Abstract

In metal surfaces a build-up of a regular pattern during ion sputtering is produced by two different mechanisms that produce a similar surface instability: the surface curvature dependence of the sputtering yield and the presence of an extra energy barrier whenever diffusing adatoms try to descend step edges. By tuning the competition between erosion- and diffusion-induced surface re-organization, it is possible to investigate new phenomena like the rotation of ripple orientation on an anisotropic fcc(110) substrate and the pattering of a fcc(001) substrate from a mound-like to a ripple structure. Similar phenomena occur in the case of homoepitaxial growth. In the multilayer regime [Ag on Ag(110)] the rotation of a ripple-like pattern was observed with changing surface temperature.

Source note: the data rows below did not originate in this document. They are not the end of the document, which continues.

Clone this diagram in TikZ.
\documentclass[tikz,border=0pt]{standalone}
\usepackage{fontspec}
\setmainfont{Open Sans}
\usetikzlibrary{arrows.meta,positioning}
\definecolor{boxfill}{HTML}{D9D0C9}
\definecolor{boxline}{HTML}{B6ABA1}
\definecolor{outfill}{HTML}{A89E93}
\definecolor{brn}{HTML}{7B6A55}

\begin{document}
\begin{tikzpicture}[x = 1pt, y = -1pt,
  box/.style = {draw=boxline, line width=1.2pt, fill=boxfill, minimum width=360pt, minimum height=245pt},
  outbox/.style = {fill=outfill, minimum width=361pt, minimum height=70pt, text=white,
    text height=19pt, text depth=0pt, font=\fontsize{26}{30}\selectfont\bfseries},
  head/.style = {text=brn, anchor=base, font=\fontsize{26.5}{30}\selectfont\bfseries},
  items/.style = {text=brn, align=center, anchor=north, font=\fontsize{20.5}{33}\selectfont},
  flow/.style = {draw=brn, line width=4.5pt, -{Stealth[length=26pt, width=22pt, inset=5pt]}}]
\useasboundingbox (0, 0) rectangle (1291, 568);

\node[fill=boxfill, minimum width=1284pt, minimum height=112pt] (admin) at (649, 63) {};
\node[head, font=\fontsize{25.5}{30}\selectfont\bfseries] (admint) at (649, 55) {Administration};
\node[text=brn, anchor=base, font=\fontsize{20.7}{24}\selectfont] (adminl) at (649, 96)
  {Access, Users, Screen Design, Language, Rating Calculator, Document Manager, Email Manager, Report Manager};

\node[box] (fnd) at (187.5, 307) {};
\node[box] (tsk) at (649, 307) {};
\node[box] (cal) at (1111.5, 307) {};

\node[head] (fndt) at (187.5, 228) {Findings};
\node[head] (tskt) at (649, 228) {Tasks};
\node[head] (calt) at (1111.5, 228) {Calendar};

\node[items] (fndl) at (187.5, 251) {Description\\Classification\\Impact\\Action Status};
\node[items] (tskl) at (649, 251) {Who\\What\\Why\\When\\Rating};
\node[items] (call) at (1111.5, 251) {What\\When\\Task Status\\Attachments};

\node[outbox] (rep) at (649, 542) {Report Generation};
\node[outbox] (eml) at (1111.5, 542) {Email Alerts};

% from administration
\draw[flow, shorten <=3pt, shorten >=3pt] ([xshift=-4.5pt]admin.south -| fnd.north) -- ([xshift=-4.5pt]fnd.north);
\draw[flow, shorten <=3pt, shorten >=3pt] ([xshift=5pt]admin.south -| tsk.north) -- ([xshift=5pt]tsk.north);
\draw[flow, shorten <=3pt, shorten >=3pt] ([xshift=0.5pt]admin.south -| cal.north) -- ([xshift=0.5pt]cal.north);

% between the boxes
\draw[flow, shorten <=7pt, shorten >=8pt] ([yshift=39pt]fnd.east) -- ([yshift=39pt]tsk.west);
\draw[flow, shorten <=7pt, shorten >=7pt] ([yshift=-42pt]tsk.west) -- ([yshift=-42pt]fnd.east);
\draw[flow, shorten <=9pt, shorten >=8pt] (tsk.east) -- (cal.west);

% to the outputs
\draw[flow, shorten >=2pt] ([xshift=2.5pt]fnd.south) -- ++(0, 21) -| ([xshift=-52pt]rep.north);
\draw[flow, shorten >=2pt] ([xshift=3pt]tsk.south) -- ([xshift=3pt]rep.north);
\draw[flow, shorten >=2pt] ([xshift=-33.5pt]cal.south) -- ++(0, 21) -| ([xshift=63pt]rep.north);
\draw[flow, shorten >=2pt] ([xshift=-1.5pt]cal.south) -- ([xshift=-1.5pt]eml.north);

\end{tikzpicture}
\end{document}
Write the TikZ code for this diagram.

The phenomenon is related to the peculiar hierarchy of inter- and intra-layer diffusion barriers present on the anisotropic Ag(110) substrate. Homoepitaxial growth on Ag(001) in the multilayer regime is studied with STM. The height, lateral distance, and order of the mound-like structures change with the deposition temperature. The surface morphologies obtained after sputtering and homoepitaxial deposition of Ag(001) have strong similarities. The general approach considers sputtering as the negative of homoepitaxial deposition, i.e. as a deposition of vacancies which can eventually have an asymmetry in their diffusivities. This paper shows that this picture is oversimplified because the dominant effect of ion sputtering is the formation of clusters of adatoms and vacancies.